**WHAT THE TASK REQUIRES**: Retype nothing but the lines from the start of the material up to and including the line with "import * as". Pictures don't belong in the copy.

+++ DATA

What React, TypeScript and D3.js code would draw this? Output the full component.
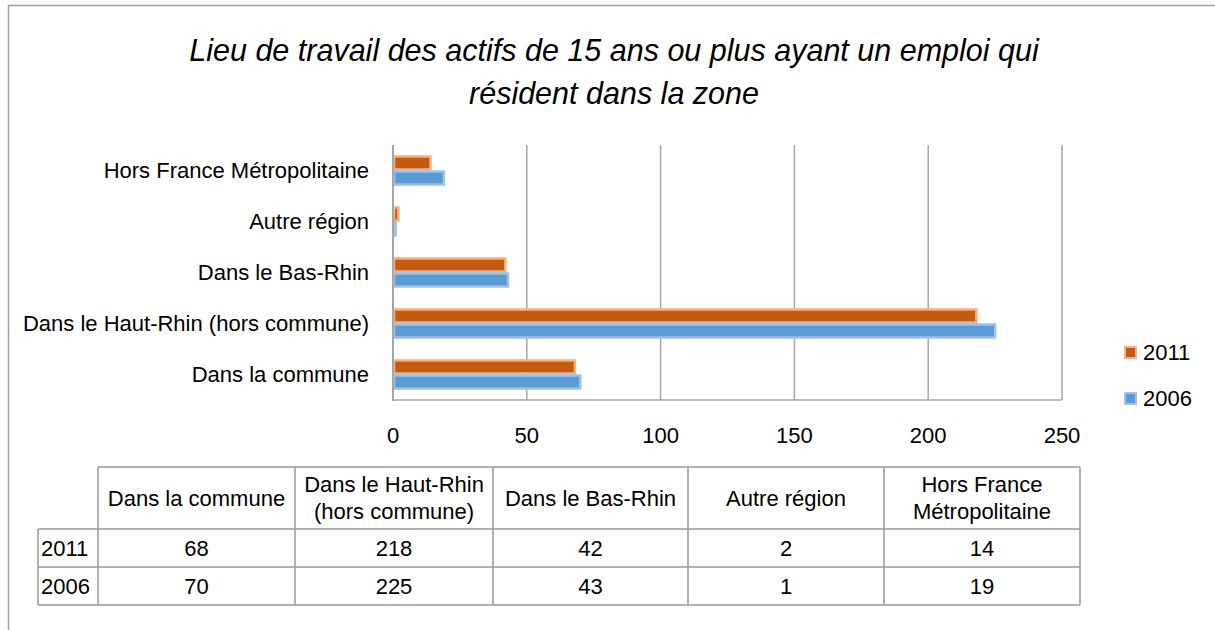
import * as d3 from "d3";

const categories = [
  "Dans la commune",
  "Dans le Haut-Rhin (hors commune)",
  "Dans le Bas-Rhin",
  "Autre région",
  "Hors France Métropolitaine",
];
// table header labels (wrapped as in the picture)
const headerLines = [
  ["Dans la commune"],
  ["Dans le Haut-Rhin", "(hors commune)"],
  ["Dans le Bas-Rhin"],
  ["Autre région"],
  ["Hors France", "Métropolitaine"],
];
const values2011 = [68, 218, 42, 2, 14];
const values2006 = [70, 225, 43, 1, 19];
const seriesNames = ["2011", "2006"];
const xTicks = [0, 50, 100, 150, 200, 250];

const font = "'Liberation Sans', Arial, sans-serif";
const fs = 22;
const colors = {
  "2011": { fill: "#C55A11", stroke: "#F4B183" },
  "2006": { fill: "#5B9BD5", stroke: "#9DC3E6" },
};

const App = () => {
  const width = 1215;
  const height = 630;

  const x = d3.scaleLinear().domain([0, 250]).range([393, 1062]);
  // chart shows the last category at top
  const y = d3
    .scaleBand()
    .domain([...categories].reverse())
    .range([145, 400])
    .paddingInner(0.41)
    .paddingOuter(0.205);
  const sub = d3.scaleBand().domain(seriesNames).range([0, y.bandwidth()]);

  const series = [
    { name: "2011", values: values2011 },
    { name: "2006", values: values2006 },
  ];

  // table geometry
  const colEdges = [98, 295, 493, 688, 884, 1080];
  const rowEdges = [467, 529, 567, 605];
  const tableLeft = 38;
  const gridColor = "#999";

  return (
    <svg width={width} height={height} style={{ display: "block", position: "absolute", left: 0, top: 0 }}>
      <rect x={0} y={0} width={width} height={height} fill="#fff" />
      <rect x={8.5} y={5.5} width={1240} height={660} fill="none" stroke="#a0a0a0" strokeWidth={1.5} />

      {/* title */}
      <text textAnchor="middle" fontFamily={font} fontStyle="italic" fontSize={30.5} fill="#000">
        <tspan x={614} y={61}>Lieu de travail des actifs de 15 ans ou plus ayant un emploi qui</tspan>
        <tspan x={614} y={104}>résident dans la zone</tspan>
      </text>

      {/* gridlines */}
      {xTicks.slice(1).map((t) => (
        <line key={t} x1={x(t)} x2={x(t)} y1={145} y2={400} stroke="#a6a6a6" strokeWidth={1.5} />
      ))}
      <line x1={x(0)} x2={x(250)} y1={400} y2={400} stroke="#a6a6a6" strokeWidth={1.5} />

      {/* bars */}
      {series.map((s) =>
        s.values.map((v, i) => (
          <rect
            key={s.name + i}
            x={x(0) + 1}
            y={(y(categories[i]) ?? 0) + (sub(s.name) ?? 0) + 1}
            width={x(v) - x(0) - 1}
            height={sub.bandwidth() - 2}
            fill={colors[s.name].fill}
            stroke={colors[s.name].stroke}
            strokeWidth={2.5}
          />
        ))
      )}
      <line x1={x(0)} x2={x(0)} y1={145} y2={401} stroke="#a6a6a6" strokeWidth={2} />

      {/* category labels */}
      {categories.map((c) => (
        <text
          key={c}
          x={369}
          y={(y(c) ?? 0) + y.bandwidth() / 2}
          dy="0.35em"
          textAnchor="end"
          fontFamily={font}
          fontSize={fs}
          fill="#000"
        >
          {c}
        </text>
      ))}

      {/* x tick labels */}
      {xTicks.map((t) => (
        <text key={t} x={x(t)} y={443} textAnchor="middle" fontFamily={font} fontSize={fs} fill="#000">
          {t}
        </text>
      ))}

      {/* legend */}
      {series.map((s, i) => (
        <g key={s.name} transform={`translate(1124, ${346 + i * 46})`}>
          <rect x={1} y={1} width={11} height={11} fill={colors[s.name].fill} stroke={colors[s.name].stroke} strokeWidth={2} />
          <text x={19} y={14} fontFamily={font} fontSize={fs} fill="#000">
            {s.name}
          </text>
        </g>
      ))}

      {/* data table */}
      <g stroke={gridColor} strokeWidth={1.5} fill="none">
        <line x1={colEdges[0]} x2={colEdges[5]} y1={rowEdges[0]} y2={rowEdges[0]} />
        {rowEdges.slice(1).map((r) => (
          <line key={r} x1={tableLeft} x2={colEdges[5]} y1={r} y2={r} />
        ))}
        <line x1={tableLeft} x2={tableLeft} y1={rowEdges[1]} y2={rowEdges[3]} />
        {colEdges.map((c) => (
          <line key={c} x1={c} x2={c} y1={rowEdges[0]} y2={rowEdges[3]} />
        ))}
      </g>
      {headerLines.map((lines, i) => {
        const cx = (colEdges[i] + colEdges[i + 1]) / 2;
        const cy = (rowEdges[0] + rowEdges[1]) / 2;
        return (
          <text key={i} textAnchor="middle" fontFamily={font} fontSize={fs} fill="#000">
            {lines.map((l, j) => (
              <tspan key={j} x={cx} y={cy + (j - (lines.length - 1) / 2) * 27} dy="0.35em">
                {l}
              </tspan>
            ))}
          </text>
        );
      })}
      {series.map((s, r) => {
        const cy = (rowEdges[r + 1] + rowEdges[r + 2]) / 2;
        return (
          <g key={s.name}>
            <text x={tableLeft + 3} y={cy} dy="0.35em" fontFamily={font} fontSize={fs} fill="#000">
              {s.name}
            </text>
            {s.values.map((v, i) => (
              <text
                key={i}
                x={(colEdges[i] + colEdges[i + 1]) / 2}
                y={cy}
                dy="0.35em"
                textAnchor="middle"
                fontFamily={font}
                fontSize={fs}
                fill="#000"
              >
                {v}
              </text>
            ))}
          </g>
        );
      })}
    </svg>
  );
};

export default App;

++++++

**EXERCISE ANSWER**:
What React, TypeScript and D3.js code would draw this? Output the full component.
import * as d3 from "d3";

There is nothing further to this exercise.